##### TASK DATA #####

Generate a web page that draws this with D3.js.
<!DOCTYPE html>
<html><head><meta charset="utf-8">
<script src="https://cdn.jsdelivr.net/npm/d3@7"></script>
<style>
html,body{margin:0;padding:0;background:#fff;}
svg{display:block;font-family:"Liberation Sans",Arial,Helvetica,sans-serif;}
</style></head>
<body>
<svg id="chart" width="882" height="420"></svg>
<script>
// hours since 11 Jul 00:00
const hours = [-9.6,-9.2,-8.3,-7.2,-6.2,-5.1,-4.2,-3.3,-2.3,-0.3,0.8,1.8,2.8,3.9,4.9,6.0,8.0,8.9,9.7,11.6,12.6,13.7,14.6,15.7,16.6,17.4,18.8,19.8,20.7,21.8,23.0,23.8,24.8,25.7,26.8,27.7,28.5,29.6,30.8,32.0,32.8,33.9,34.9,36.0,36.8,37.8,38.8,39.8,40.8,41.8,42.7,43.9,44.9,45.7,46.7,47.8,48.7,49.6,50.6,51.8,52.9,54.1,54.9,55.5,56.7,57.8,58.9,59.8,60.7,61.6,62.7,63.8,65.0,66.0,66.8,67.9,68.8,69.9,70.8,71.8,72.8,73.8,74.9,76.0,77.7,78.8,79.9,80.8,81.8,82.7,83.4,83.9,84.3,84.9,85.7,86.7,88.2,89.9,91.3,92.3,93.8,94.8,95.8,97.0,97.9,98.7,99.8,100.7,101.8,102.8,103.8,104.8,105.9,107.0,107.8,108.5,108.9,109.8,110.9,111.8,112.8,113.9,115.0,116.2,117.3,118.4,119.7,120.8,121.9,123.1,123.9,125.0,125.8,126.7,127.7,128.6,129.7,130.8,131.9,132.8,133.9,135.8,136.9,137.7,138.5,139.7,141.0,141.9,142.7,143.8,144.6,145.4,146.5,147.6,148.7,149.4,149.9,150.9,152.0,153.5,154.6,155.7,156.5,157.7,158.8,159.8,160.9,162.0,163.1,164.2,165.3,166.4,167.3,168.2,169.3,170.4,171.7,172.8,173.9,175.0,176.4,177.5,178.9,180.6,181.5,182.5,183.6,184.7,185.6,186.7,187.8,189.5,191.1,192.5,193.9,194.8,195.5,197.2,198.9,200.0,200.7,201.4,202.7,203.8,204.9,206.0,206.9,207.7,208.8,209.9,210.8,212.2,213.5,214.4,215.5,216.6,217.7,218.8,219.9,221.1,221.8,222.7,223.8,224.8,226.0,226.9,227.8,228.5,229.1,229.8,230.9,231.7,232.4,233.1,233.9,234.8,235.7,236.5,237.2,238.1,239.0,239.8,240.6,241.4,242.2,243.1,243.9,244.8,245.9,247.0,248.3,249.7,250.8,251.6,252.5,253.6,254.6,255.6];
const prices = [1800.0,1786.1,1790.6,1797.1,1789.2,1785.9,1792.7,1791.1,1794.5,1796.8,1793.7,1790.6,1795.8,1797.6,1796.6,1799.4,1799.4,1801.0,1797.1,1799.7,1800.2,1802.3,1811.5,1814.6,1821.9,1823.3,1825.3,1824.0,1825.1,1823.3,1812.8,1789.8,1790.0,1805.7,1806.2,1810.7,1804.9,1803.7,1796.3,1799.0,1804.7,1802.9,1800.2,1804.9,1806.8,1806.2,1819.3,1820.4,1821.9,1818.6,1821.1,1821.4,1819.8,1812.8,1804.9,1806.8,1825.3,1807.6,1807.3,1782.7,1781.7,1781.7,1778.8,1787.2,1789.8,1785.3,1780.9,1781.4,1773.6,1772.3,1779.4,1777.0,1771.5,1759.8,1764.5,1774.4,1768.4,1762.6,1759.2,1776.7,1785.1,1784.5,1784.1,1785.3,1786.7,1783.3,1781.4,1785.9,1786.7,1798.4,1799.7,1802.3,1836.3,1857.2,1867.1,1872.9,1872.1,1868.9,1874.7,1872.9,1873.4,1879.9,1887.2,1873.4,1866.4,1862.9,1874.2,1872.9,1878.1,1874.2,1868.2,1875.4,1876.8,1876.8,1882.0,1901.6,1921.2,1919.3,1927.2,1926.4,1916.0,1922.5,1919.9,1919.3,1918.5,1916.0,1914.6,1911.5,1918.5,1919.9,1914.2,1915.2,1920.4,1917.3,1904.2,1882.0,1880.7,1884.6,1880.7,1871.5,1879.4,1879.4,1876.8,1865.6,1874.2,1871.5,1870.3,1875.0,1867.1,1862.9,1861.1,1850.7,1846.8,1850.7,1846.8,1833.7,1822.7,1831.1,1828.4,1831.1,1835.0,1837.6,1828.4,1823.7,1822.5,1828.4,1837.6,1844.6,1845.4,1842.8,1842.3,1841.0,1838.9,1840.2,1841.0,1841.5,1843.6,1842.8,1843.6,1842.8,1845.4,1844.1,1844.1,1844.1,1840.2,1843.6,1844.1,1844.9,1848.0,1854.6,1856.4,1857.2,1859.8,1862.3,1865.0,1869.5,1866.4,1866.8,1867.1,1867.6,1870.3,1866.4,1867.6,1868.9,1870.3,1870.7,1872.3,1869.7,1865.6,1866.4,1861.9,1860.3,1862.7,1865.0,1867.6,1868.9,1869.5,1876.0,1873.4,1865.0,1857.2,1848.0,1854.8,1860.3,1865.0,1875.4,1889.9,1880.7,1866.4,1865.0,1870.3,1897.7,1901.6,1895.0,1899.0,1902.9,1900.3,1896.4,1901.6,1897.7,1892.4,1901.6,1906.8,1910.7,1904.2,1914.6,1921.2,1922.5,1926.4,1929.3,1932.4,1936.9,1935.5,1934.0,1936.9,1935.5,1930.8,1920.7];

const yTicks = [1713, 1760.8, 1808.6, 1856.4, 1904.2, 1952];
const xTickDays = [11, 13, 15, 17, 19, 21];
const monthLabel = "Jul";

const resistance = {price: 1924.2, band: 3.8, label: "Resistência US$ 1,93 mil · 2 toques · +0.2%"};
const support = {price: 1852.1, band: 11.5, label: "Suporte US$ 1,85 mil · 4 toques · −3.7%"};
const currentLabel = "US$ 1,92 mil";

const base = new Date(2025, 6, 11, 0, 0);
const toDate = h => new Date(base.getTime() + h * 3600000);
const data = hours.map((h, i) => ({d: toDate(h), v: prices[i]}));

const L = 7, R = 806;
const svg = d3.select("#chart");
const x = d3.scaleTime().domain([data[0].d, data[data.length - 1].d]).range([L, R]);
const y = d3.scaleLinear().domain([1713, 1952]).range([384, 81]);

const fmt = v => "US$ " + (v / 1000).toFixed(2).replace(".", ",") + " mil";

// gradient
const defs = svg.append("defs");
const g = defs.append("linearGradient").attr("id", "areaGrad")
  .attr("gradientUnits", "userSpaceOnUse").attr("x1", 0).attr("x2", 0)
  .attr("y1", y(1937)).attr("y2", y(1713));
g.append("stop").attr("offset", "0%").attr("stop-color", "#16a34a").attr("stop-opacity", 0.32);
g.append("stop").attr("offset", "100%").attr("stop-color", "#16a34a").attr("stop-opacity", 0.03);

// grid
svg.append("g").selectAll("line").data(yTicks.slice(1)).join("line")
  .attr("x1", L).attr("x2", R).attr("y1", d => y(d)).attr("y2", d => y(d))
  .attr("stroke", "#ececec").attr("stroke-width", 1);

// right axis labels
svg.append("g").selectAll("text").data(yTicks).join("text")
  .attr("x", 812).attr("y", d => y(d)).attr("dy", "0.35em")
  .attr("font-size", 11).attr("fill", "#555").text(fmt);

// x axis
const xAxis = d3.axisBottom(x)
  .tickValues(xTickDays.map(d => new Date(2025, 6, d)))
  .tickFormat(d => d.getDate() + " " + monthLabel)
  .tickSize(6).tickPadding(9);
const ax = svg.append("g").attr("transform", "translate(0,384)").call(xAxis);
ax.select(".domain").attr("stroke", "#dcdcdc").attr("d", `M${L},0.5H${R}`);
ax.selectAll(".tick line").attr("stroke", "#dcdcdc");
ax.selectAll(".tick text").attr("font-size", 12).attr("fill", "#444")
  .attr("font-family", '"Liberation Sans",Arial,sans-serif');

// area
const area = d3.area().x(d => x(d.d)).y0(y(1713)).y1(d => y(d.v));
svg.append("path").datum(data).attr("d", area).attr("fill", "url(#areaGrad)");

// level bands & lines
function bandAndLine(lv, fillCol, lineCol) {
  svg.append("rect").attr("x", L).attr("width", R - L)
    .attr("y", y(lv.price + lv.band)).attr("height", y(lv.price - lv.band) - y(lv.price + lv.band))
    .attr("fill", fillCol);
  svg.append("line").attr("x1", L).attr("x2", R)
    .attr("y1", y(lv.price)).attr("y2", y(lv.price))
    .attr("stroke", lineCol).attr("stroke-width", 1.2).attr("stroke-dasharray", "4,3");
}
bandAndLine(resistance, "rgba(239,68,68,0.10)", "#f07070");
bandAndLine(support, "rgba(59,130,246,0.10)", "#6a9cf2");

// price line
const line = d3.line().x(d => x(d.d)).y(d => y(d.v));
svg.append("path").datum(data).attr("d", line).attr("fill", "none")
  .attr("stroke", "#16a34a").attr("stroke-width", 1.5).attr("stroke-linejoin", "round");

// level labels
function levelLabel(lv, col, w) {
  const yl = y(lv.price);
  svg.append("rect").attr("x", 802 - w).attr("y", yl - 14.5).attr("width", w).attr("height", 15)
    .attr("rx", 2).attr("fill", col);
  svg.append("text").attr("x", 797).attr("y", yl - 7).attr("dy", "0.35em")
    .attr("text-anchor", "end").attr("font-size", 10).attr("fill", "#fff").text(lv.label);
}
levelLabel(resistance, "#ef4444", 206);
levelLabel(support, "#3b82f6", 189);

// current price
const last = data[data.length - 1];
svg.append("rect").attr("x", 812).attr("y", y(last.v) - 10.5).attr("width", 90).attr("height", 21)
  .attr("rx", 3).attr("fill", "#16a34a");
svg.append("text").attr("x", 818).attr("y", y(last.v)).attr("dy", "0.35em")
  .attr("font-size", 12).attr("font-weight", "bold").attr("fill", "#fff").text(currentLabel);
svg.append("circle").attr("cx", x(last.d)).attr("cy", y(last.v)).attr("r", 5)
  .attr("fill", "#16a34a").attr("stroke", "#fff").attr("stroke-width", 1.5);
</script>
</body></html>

#####
##### TASK DATA #####

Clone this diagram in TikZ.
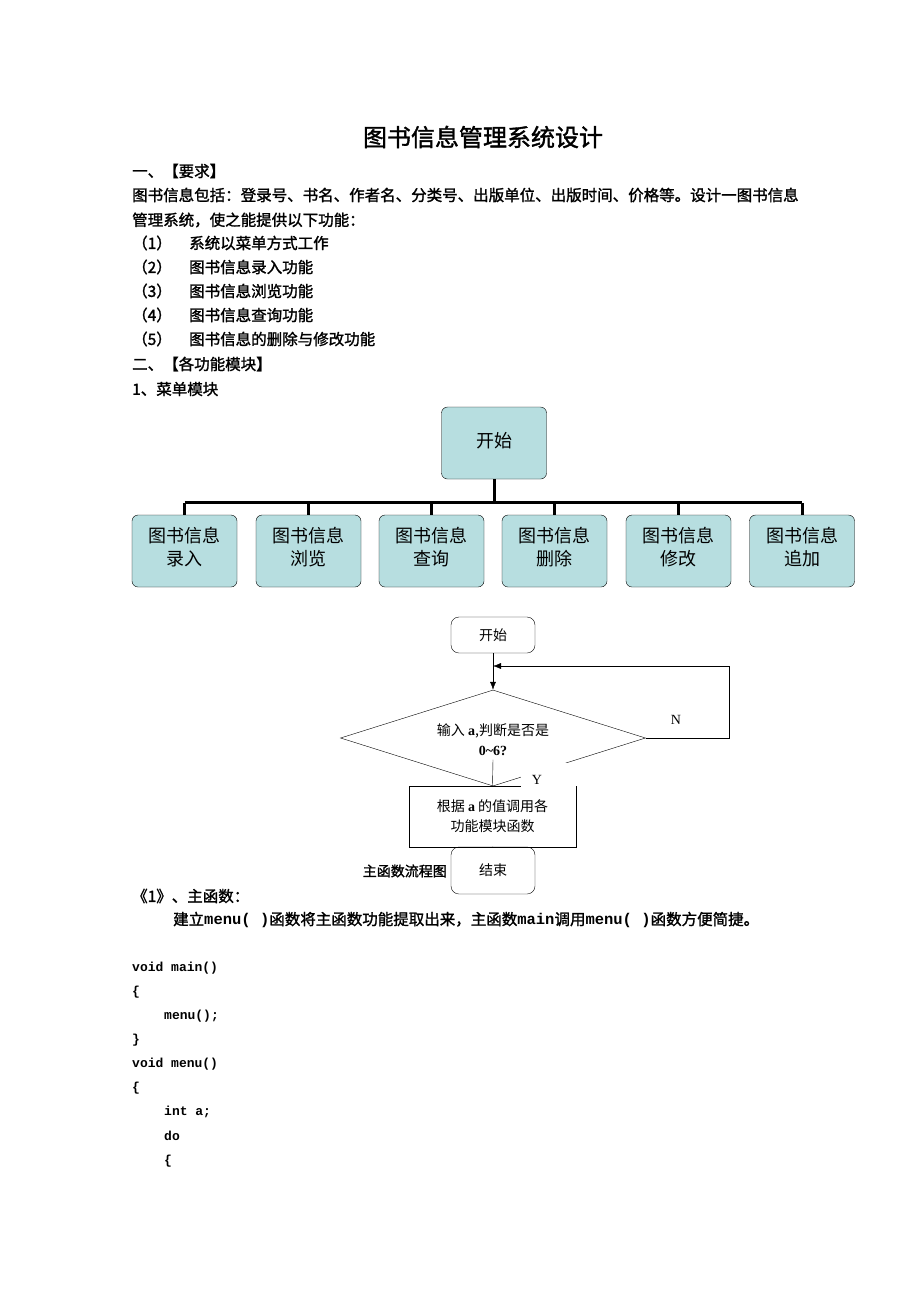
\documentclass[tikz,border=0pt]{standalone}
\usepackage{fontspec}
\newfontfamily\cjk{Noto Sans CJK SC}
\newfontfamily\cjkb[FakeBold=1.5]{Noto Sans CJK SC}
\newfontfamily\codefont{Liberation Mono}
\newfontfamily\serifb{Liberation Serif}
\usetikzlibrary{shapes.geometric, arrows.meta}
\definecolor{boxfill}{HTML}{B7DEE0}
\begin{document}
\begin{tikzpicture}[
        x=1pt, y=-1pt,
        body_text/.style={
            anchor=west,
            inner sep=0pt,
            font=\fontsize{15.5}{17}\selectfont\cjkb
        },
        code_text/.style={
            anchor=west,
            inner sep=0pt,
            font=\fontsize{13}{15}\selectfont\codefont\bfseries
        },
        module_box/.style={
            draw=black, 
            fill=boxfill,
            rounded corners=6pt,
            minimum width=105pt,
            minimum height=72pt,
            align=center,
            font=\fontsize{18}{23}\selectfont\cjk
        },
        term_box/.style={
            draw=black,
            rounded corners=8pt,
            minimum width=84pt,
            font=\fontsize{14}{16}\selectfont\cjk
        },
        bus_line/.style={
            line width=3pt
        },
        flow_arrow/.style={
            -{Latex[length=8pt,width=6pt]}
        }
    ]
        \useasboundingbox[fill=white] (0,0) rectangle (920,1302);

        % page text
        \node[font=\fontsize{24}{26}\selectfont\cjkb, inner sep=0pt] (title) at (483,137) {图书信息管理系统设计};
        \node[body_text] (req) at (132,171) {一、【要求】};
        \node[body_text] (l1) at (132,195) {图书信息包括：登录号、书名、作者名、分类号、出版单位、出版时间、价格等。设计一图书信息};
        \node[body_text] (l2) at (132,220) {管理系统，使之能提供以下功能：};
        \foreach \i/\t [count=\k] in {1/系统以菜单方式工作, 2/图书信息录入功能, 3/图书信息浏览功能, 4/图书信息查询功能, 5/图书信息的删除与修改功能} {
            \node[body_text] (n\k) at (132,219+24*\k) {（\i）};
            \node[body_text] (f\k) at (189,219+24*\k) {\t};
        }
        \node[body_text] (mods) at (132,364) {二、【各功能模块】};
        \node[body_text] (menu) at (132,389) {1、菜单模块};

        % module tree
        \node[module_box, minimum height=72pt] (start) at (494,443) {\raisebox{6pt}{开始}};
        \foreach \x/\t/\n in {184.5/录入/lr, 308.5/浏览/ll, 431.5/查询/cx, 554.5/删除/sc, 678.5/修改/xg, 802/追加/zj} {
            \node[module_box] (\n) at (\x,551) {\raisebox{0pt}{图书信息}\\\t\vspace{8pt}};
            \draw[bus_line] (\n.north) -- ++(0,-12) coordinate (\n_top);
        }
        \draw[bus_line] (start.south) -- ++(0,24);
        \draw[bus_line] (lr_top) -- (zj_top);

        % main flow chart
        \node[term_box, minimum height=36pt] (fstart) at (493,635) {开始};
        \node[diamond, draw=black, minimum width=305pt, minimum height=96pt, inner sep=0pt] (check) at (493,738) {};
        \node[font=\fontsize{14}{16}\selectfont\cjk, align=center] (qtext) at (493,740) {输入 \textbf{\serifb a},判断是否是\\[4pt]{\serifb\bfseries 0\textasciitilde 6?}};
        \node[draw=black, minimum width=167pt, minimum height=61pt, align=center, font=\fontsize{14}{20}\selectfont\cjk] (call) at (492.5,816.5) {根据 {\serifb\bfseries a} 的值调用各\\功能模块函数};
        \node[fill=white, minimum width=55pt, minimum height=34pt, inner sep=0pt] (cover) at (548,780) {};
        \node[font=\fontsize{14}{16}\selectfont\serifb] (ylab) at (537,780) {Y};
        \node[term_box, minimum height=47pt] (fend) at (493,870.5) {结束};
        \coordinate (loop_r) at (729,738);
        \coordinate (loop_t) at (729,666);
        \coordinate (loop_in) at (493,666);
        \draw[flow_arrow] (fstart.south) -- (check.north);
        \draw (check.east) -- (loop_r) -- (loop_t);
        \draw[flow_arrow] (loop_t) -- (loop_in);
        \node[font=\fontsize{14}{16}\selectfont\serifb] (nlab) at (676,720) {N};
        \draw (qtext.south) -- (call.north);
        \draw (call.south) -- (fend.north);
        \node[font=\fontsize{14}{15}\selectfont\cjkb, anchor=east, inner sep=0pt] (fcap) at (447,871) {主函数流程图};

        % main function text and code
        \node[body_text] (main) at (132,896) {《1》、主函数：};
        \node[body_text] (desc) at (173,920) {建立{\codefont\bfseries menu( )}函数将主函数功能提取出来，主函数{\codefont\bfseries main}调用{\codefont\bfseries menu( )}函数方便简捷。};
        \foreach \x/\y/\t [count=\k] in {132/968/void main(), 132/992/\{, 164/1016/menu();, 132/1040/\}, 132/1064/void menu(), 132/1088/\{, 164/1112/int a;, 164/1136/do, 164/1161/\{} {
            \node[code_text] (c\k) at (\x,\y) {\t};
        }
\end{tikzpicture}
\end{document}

#####

◆ AIM
Looking at the records above, say how many lines hold the string "this". Write nothing but the number.

◆ RESPONSE TO THE EXERCISE
2